Chris Mason: PM hangs on by a thread as party revolts

LONDON — Prime Minister Eleanor Cavendish survived a formal vote of no confidence in her leadership Monday night, but the margin of her victory — just fourteen votes — and the scale of the revolt within her own parliamentary party left political observers questioning whether she retains the authority to govern effectively through the remainder of the parliamentary term.

The vote, triggered after the requisite threshold of party MPs submitted letters requesting a confidence ballot, was held behind closed doors at the party’s parliamentary headquarters in Westminster shortly before 9 p.m. Cavendish received 174 votes in favour of her continued leadership and 160 against — a result that, while technically a victory, was immediately characterised by opposition figures and a number of her own backbenchers as a crippling blow. Under party rules, she is protected from a further formal challenge for twelve months, but analysts were quick to note that no prime minister in recent parliamentary history has effectively recovered from losing more than 45 percent of their own MPs in a confidence ballot.

Cavendish emerged from the count shortly after 9:30 p.m. to address waiting journalists. Her tone was defiant. “I have heard the voices of those who voted against me, and I respect their right to do so,” she said. “But I have also heard the voices of the majority who placed their confidence in this government and in the direction we are taking this country. I intend to repay that confidence with action, not words.” She did not take questions.

The depth of the rebellion surprised even some of her most senior critics. Whips had expected a rebellion of around 120 MPs — damaging but survivable with a degree of political momentum still intact. The actual figure of 160 rebels exceeded that estimate by a third and suggested that significant numbers of MPs who had previously remained publicly neutral had taken the opportunity of the secret ballot to register their dissatisfaction. One government minister who voted in favour of Cavendish told this wire service the result was “a gut punch, honestly — worse than anyone in the building expected.”

Professor Sandra Whitmore, a specialist in parliamentary governance at the University of Hartwell, said the arithmetic placed the prime minister in an extremely precarious position. “A prime minister who loses forty-seven percent of her own party in a confidence ballot is governing with borrowed time,” she said. “She can’t be challenged again under the rules for a year, which provides formal security, but informal authority is a completely different matter. The rebels are not going away.

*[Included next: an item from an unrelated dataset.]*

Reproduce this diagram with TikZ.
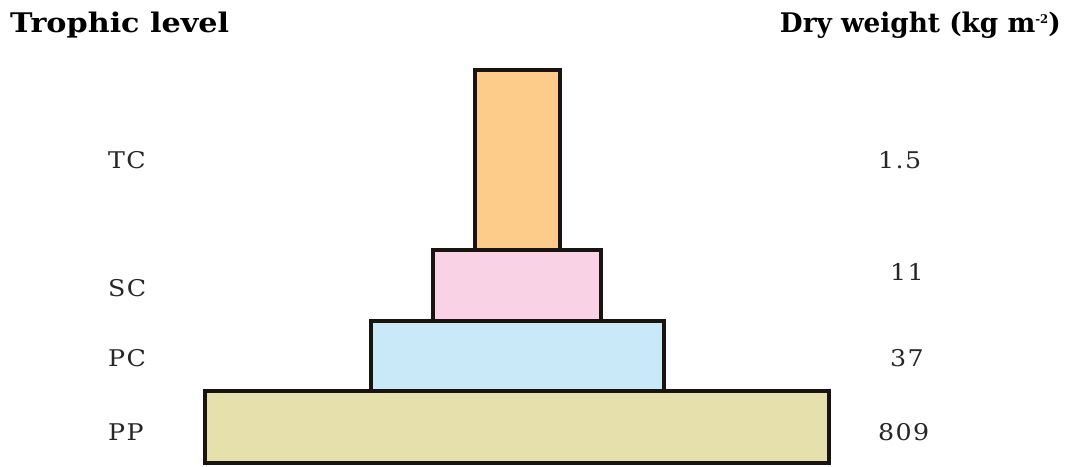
\documentclass[tikz,border=0pt]{standalone}
\usepackage{fontspec}
\usepackage{graphicx}
\setmainfont{DejaVu Serif}
\newfontfamily\hdfont{DejaVu Serif}[FakeStretch=1.12]
\newfontfamily\lbfont{DejaVu Serif}[LetterSpace=6,FakeStretch=1.1]
\definecolor{tcfill}{HTML}{FDCB8A}
\definecolor{scfill}{HTML}{F9D2E6}
\definecolor{pcfill}{HTML}{C9E8F8}
\definecolor{ppfill}{HTML}{E6E0AC}
\definecolor{edge}{HTML}{1A1410}
\begin{document}
\begin{tikzpicture}[x=1pt,y=-1pt,
  bar/.style={draw=edge,line width=4pt,rectangle},
  hdr/.style={font=\hdfont\bfseries\fontsize{27}{30}\selectfont,inner sep=0pt},
  lab/.style={font=\lbfont\fontsize{23}{26}\selectfont,inner sep=0pt,text=black!85}]
\useasboundingbox (0,0) rectangle (1065,466);
\fill[white] (0,0) rectangle (1065,466);
\filldraw[bar,fill=tcfill] (475,70) rectangle (560,250);
\filldraw[bar,fill=scfill] (433,250) rectangle (601,321);
\filldraw[bar,fill=pcfill] (371,321) rectangle (664,391);
\filldraw[bar,fill=ppfill] (205,391) rectangle (829,463);
\node[hdr,anchor=base west] (h1) at (10,32) {Trophic level};
\node[hdr,anchor=base east] (h2) at (1061,32) {\scalebox{0.87}[1]{Dry weight (kg m\raisebox{9pt}{\fontsize{12}{12}\selectfont -2})}};
\node[lab,anchor=base west] (tc) at (108,168) {TC};
\node[lab,anchor=base west] (sc) at (108,296) {SC};
\node[lab,anchor=base west] (pc) at (108,366) {PC};
\node[lab,anchor=base west] (pp) at (108,440) {PP};
\node[lab,anchor=base west] (v1) at (878,168) {1.5};
\node[lab,anchor=base west] (v2) at (890,280) {11};
\node[lab,anchor=base west] (v3) at (890,366) {37};
\node[lab,anchor=base west] (v4) at (878,440) {809};
\end{tikzpicture}
\end{document}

They will make her life very difficult on legislation, in the media, and at every public moment of weakness.”

The divisions that drove the revolt are rooted primarily in three areas: deep unhappiness with the government’s handling of the cost-of-living crisis, with inflation running at 4.8 percent and real wages still below their pre-crisis peak in 73 percent of parliamentary constituencies; frustration over what rebel MPs call a failure of strategic communications that has left the government unable to claim credit for genuine policy achievements; and personal resentment over what several backbenchers described in interviews as an overly centralised No. 10 operation that sidelines backbench voices and treats MPs as voting fodder rather than partners in government.

In the hours following the vote, at least three cabinet ministers were reported to have had conversations with their private offices about their own positions, though no resignations had been announced by the time of filing. The chief whip, Thomas Granger, is understood to have conducted an emergency review of forthcoming legislative votes to identify any bills at risk of defeat given the now-confirmed scale of internal opposition.

For the opposition, the result was Christmas in May. “One hundred and sixty of her own MPs have told the country she is not fit to lead,” said opposition leader Patrick Dunmore. “The question now is not whether she should go, but when. And the longer she clings on, the more damage she does to the people of this country who deserve a government capable of governing.” His remarks drew prolonged applause from opposition MPs gathered outside the Palace of Westminster.

What happens next is uncertain but consequential. The rebels have secured no mechanism for a further formal challenge for twelve months, but they retain every other lever available to a disgruntled parliamentary majority: voting against legislation, withdrawing cooperation from the whips, publicly advocating for alternative leadership, and simply waiting for the political weather to change. The prime minister, for her part, must now decide whether to try to appease her critics through a cabinet reshuffle and policy concessions, or to govern defiantly in the belief that the protection afforded by the twelve-month rule gives her time to turn the tide. Neither path looks easy from where she stands tonight.